== Job ==
Repeat what the lines below say, word for word, and skip every image.
-- START OF Data extract --
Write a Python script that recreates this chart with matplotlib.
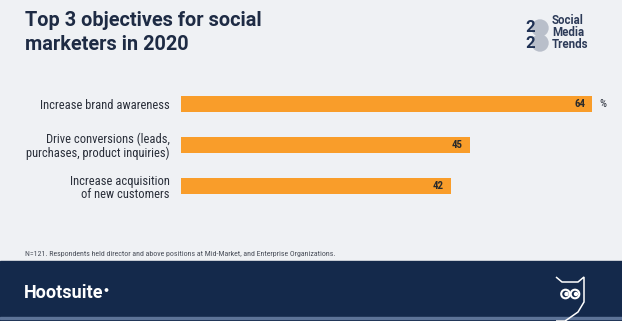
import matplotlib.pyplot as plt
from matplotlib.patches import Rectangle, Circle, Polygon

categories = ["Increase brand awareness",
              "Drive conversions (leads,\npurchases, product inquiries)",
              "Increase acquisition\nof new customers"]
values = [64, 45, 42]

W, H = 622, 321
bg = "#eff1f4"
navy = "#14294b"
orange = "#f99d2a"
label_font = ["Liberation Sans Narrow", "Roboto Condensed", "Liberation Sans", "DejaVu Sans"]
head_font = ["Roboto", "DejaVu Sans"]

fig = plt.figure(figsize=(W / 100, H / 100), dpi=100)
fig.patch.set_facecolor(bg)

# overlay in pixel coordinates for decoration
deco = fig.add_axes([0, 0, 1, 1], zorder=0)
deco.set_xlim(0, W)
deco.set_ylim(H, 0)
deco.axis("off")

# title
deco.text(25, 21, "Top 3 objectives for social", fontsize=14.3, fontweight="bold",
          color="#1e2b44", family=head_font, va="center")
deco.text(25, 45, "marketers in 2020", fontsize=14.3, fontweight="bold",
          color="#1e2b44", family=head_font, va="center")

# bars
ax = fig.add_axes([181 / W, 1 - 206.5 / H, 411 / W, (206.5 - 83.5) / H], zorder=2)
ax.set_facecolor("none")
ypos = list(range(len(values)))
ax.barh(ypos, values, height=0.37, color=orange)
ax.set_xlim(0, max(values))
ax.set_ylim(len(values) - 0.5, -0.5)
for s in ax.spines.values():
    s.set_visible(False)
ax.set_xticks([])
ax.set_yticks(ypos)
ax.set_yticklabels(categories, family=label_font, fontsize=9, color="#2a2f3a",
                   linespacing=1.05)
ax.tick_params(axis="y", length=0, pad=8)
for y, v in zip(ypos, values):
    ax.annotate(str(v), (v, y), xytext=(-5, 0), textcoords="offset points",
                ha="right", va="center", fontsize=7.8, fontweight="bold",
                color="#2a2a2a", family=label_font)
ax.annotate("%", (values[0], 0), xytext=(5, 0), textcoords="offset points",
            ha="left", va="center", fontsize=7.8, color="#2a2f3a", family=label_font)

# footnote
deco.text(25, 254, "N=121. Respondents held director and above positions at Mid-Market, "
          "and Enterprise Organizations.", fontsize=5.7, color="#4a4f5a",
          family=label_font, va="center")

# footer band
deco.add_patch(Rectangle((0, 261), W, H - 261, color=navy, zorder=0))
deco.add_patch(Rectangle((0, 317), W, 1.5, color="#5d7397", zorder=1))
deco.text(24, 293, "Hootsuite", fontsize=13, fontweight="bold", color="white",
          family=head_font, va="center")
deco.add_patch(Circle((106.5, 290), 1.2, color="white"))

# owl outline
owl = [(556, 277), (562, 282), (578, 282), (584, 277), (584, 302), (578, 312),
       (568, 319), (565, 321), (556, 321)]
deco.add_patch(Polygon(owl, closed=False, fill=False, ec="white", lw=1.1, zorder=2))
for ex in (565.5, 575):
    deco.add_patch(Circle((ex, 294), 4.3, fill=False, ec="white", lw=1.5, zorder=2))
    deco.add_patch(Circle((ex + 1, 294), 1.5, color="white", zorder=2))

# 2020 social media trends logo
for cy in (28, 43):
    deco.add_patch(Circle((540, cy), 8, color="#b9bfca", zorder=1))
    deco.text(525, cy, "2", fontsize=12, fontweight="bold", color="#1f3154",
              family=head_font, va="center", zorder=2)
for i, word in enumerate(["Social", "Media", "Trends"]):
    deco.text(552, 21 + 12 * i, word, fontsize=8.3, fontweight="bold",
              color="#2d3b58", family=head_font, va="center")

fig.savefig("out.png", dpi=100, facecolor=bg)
-- END OF Data extract --
== Finished answer ==
Write a Python script that recreates this chart with matplotlib.
import matplotlib.pyplot as plt
from matplotlib.patches import Rectangle, Circle, Polygon

categories = ["Increase brand awareness",
              "Drive conversions (leads,\npurchases, product inquiries)",
              "Increase acquisition\nof new customers"]
values = [64, 45, 42]

W, H = 622, 321
bg = "#eff1f4"
navy = "#14294b"
orange = "#f99d2a"
label_font = ["Liberation Sans Narrow", "Roboto Condensed", "Liberation Sans", "DejaVu Sans"]
head_font = ["Roboto", "DejaVu Sans"]

fig = plt.figure(figsize=(W / 100, H / 100), dpi=100)
fig.patch.set_facecolor(bg)

# overlay in pixel coordinates for decoration
deco = fig.add_axes([0, 0, 1, 1], zorder=0)
deco.set_xlim(0, W)
deco.set_ylim(H, 0)
deco.axis("off")

# title
deco.text(25, 21, "Top 3 objectives for social", fontsize=14.3, fontweight="bold",
          color="#1e2b44", family=head_font, va="center")
deco.text(25, 45, "marketers in 2020", fontsize=14.3, fontweight="bold",
          color="#1e2b44", family=head_font, va="center")

# bars
ax = fig.add_axes([181 / W, 1 - 206.5 / H, 411 / W, (206.5 - 83.5) / H], zorder=2)
ax.set_facecolor("none")
ypos = list(range(len(values)))
ax.barh(ypos, values, height=0.37, color=orange)
ax.set_xlim(0, max(values))
ax.set_ylim(len(values) - 0.5, -0.5)
for s in ax.spines.values():
    s.set_visible(False)
ax.set_xticks([])
ax.set_yticks(ypos)
ax.set_yticklabels(categories, family=label_font, fontsize=9, color="#2a2f3a",
                   linespacing=1.05)
ax.tick_params(axis="y", length=0, pad=8)
for y, v in zip(ypos, values):
    ax.annotate(str(v), (v, y), xytext=(-5, 0), textcoords="offset points",
                ha="right", va="center", fontsize=7.8, fontweight="bold",
                color="#2a2a2a", family=label_font)
ax.annotate("%", (values[0], 0), xytext=(5, 0), textcoords="offset points",
            ha="left", va="center", fontsize=7.8, color="#2a2f3a", family=label_font)

# footnote
deco.text(25, 254, "N=121. Respondents held director and above positions at Mid-Market, "
          "and Enterprise Organizations.", fontsize=5.7, color="#4a4f5a",
          family=label_font, va="center")

# footer band
deco.add_patch(Rectangle((0, 261), W, H - 261, color=navy, zorder=0))
deco.add_patch(Rectangle((0, 317), W, 1.5, color="#5d7397", zorder=1))
deco.text(24, 293, "Hootsuite", fontsize=13, fontweight="bold", color="white",
          family=head_font, va="center")
deco.add_patch(Circle((106.5, 290), 1.2, color="white"))

# owl outline
owl = [(556, 277), (562, 282), (578, 282), (584, 277), (584, 302), (578, 312),
       (568, 319), (565, 321), (556, 321)]
deco.add_patch(Polygon(owl, closed=False, fill=False, ec="white", lw=1.1, zorder=2))
for ex in (565.5, 575):
    deco.add_patch(Circle((ex, 294), 4.3, fill=False, ec="white", lw=1.5, zorder=2))
    deco.add_patch(Circle((ex + 1, 294), 1.5, color="white", zorder=2))

# 2020 social media trends logo
for cy in (28, 43):
    deco.add_patch(Circle((540, cy), 8, color="#b9bfca", zorder=1))
    deco.text(525, cy, "2", fontsize=12, fontweight="bold", color="#1f3154",
              family=head_font, va="center", zorder=2)
for i, word in enumerate(["Social", "Media", "Trends"]):
    deco.text(552, 21 + 12 * i, word, fontsize=8.3, fontweight="bold",
              color="#2d3b58", family=head_font, va="center")

fig.savefig("out.png", dpi=100, facecolor=bg)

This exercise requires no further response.